TASK DESCRIPTION
All of the data should be repeated exactly; pictures are not part of the copy.
■ ■ ■ ■ ■ ■ ■
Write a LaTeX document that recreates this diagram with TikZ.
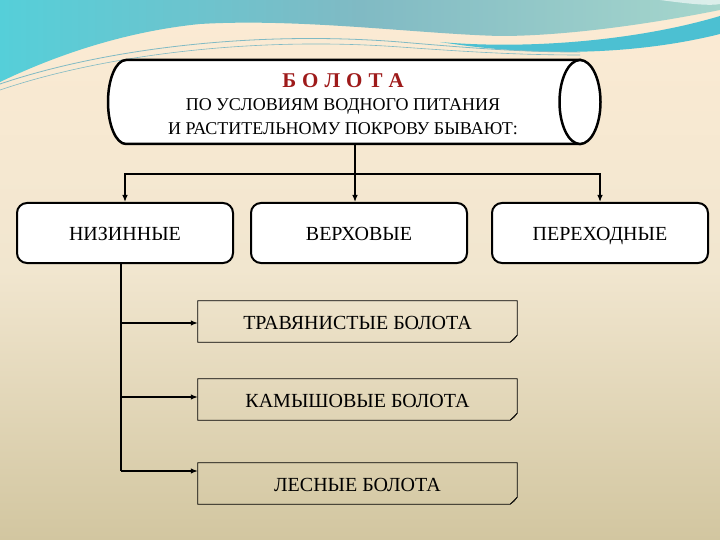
\documentclass[tikz,border=0pt]{standalone}
\usepackage{fontspec}
\setmainfont{Liberation Serif}
\usetikzlibrary{arrows.meta,positioning,calc}
\definecolor{bgtop}{HTML}{FCEBD4}
\definecolor{bgmid}{HTML}{F1E6CF}
\definecolor{bgbot}{HTML}{D2C6A0}
\definecolor{seaL}{HTML}{55CFD9}
\definecolor{seaM}{HTML}{80BAC4}
\definecolor{seaR}{HTML}{A6D6CC}
\definecolor{seaB}{HTML}{4CC0D2}
\definecolor{bogred}{HTML}{9E1A1A}

\begin{document}
\begin{tikzpicture}[x=1pt,y=-1pt,
    kind/.style={draw,line width=2pt,rounded corners=10pt,fill=white,minimum width=216pt,minimum height=60pt,inner sep=0pt,text height=15pt,text depth=0pt,font=\fontsize{20}{22}\selectfont},
    sub/.style={minimum width=319pt,minimum height=41pt,inner sep=0pt,text height=15pt,text depth=0pt,font=\fontsize{20}{22}\selectfont},
    link/.style={line width=1.2pt},
    arr/.style={link,-{Latex[length=7pt,width=5.5pt]}}]
    \useasboundingbox (0,0) rectangle (720,540);
    \shade[top color=bgtop,bottom color=bgbot,middle color=bgmid] (0,0) rectangle (720,540);
    % waves at the top
    \begin{scope}
    \clip (0,0) rectangle (720,540);
    \shade[left color=seaL,right color=seaR,middle color=seaM] (0,0) -- (720,0) -- (720,10) .. controls (640,26) and (560,36) .. (500,36) .. controls (420,34) and (300,18) .. (200,24) .. controls (120,32) and (50,58) .. (0,82) -- cycle;
    \fill[seaB] (440,42) .. controls (530,50) and (640,40) .. (720,16) -- (720,34) .. controls (640,54) and (540,58) .. (440,42) -- cycle;
    \fill[white,opacity=0.6] (660,0) .. controls (690,4) and (710,6) .. (720,4) -- (720,0) -- cycle;
    \draw[seaM,line width=0.8pt] (0,84) .. controls (100,50) and (250,30) .. (400,42) .. controls (470,48) and (520,52) .. (580,52);
    \draw[seaM,line width=0.6pt] (0,90) .. controls (100,56) and (250,36) .. (400,47) .. controls (470,52) and (520,55) .. (580,55);
    \end{scope}
    % scroll
    \draw[line width=2.5pt,fill=white] (580,60) -- (126,60) arc[start angle=-90,end angle=-270,x radius=18,y radius=42] -- (580,144) -- cycle;
    \draw[line width=2.5pt,fill=white] (580,102) ellipse[x radius=20.5,y radius=42];
    \node[text=bogred,font=\fontsize{21}{23}\selectfont\bfseries] (title) at (343,81) {Б\hspace{6pt}О\hspace{6pt}Л\hspace{6pt}О\hspace{6pt}Т\hspace{6pt}А};
    \node[font=\fontsize{18}{24}\selectfont,align=center] (head) at (343,117) {ПО УСЛОВИЯМ ВОДНОГО ПИТАНИЯ\\И РАСТИТЕЛЬНОМУ ПОКРОВУ БЫВАЮТ:};
    % three kinds
    \node[kind] (niz) at (125,233) {НИЗИННЫЕ};
    \node[kind] (verh) at (359,233) {ВЕРХОВЫЕ};
    \node[kind] (perekh) at (600,233) {ПЕРЕХОДНЫЕ};
    \node[sub] (trav) at (357.5,321.5) {ТРАВЯНИСТЫЕ БОЛОТА};
    \node[sub] (kamysh) at (357.5,399.5) {КАМЫШОВЫЕ БОЛОТА};
    \node[sub] (les) at (357.5,483.5) {ЛЕСНЫЕ БОЛОТА};
    \foreach \n in {trav,kamysh,les}{
      \draw[line width=0.8pt] (\n.north west) -- (\n.north east) -- ([yshift=7pt]\n.south east) -- ([xshift=-7pt]\n.south east) -- (\n.south west) -- cycle;
      \draw[line width=0.6pt] ([yshift=7pt]\n.south east) -- ([xshift=-3pt,yshift=3pt]\n.south east) -- ([xshift=-7pt]\n.south east);
    }
    % connectors
    \coordinate (scrollbot) at (355,144);
    \coordinate (fork) at (355,174);
    \draw[link] (scrollbot) -- (fork);
    \draw[arr] (fork) -| (niz.north);
    \draw[arr] (fork) -| (perekh.north);
    \draw[arr] (fork) -- (fork |- verh.north);
    \coordinate (b1) at (121,323);
    \coordinate (b2) at (121,397);
    \coordinate (b3) at (121,471);
    \draw[link] (niz.south -| b1) -- (b3);
    \draw[arr] (b1) -- (b1 -| trav.west);
    \draw[arr] (b2) -- (b2 -| kamysh.west);
    \draw[arr] (b3) -- (b3 -| les.west);
\end{tikzpicture}
\end{document}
■ ■ ■ ■ ■ ■ ■
OUTPUT OF THE TASK
Write a LaTeX document that recreates this diagram with TikZ.
\documentclass[tikz,border=0pt]{standalone}
\usepackage{fontspec}
\setmainfont{Liberation Serif}
\usetikzlibrary{arrows.meta,positioning,calc}
\definecolor{bgtop}{HTML}{FCEBD4}
\definecolor{bgmid}{HTML}{F1E6CF}
\definecolor{bgbot}{HTML}{D2C6A0}
\definecolor{seaL}{HTML}{55CFD9}
\definecolor{seaM}{HTML}{80BAC4}
\definecolor{seaR}{HTML}{A6D6CC}
\definecolor{seaB}{HTML}{4CC0D2}
\definecolor{bogred}{HTML}{9E1A1A}

\begin{document}
\begin{tikzpicture}[x=1pt,y=-1pt,
    kind/.style={draw,line width=2pt,rounded corners=10pt,fill=white,minimum width=216pt,minimum height=60pt,inner sep=0pt,text height=15pt,text depth=0pt,font=\fontsize{20}{22}\selectfont},
    sub/.style={minimum width=319pt,minimum height=41pt,inner sep=0pt,text height=15pt,text depth=0pt,font=\fontsize{20}{22}\selectfont},
    link/.style={line width=1.2pt},
    arr/.style={link,-{Latex[length=7pt,width=5.5pt]}}]
    \useasboundingbox (0,0) rectangle (720,540);
    \shade[top color=bgtop,bottom color=bgbot,middle color=bgmid] (0,0) rectangle (720,540);
    % waves at the top
    \begin{scope}
    \clip (0,0) rectangle (720,540);
    \shade[left color=seaL,right color=seaR,middle color=seaM] (0,0) -- (720,0) -- (720,10) .. controls (640,26) and (560,36) .. (500,36) .. controls (420,34) and (300,18) .. (200,24) .. controls (120,32) and (50,58) .. (0,82) -- cycle;
    \fill[seaB] (440,42) .. controls (530,50) and (640,40) .. (720,16) -- (720,34) .. controls (640,54) and (540,58) .. (440,42) -- cycle;
    \fill[white,opacity=0.6] (660,0) .. controls (690,4) and (710,6) .. (720,4) -- (720,0) -- cycle;
    \draw[seaM,line width=0.8pt] (0,84) .. controls (100,50) and (250,30) .. (400,42) .. controls (470,48) and (520,52) .. (580,52);
    \draw[seaM,line width=0.6pt] (0,90) .. controls (100,56) and (250,36) .. (400,47) .. controls (470,52) and (520,55) .. (580,55);
    \end{scope}
    % scroll
    \draw[line width=2.5pt,fill=white] (580,60) -- (126,60) arc[start angle=-90,end angle=-270,x radius=18,y radius=42] -- (580,144) -- cycle;
    \draw[line width=2.5pt,fill=white] (580,102) ellipse[x radius=20.5,y radius=42];
    \node[text=bogred,font=\fontsize{21}{23}\selectfont\bfseries] (title) at (343,81) {Б\hspace{6pt}О\hspace{6pt}Л\hspace{6pt}О\hspace{6pt}Т\hspace{6pt}А};
    \node[font=\fontsize{18}{24}\selectfont,align=center] (head) at (343,117) {ПО УСЛОВИЯМ ВОДНОГО ПИТАНИЯ\\И РАСТИТЕЛЬНОМУ ПОКРОВУ БЫВАЮТ:};
    % three kinds
    \node[kind] (niz) at (125,233) {НИЗИННЫЕ};
    \node[kind] (verh) at (359,233) {ВЕРХОВЫЕ};
    \node[kind] (perekh) at (600,233) {ПЕРЕХОДНЫЕ};
    \node[sub] (trav) at (357.5,321.5) {ТРАВЯНИСТЫЕ БОЛОТА};
    \node[sub] (kamysh) at (357.5,399.5) {КАМЫШОВЫЕ БОЛОТА};
    \node[sub] (les) at (357.5,483.5) {ЛЕСНЫЕ БОЛОТА};
    \foreach \n in {trav,kamysh,les}{
      \draw[line width=0.8pt] (\n.north west) -- (\n.north east) -- ([yshift=7pt]\n.south east) -- ([xshift=-7pt]\n.south east) -- (\n.south west) -- cycle;
      \draw[line width=0.6pt] ([yshift=7pt]\n.south east) -- ([xshift=-3pt,yshift=3pt]\n.south east) -- ([xshift=-7pt]\n.south east);
    }
    % connectors
    \coordinate (scrollbot) at (355,144);
    \coordinate (fork) at (355,174);
    \draw[link] (scrollbot) -- (fork);
    \draw[arr] (fork) -| (niz.north);
    \draw[arr] (fork) -| (perekh.north);
    \draw[arr] (fork) -- (fork |- verh.north);
    \coordinate (b1) at (121,323);
    \coordinate (b2) at (121,397);
    \coordinate (b3) at (121,471);
    \draw[link] (niz.south -| b1) -- (b3);
    \draw[arr] (b1) -- (b1 -| trav.west);
    \draw[arr] (b2) -- (b2 -| kamysh.west);
    \draw[arr] (b3) -- (b3 -| les.west);
\end{tikzpicture}
\end{document}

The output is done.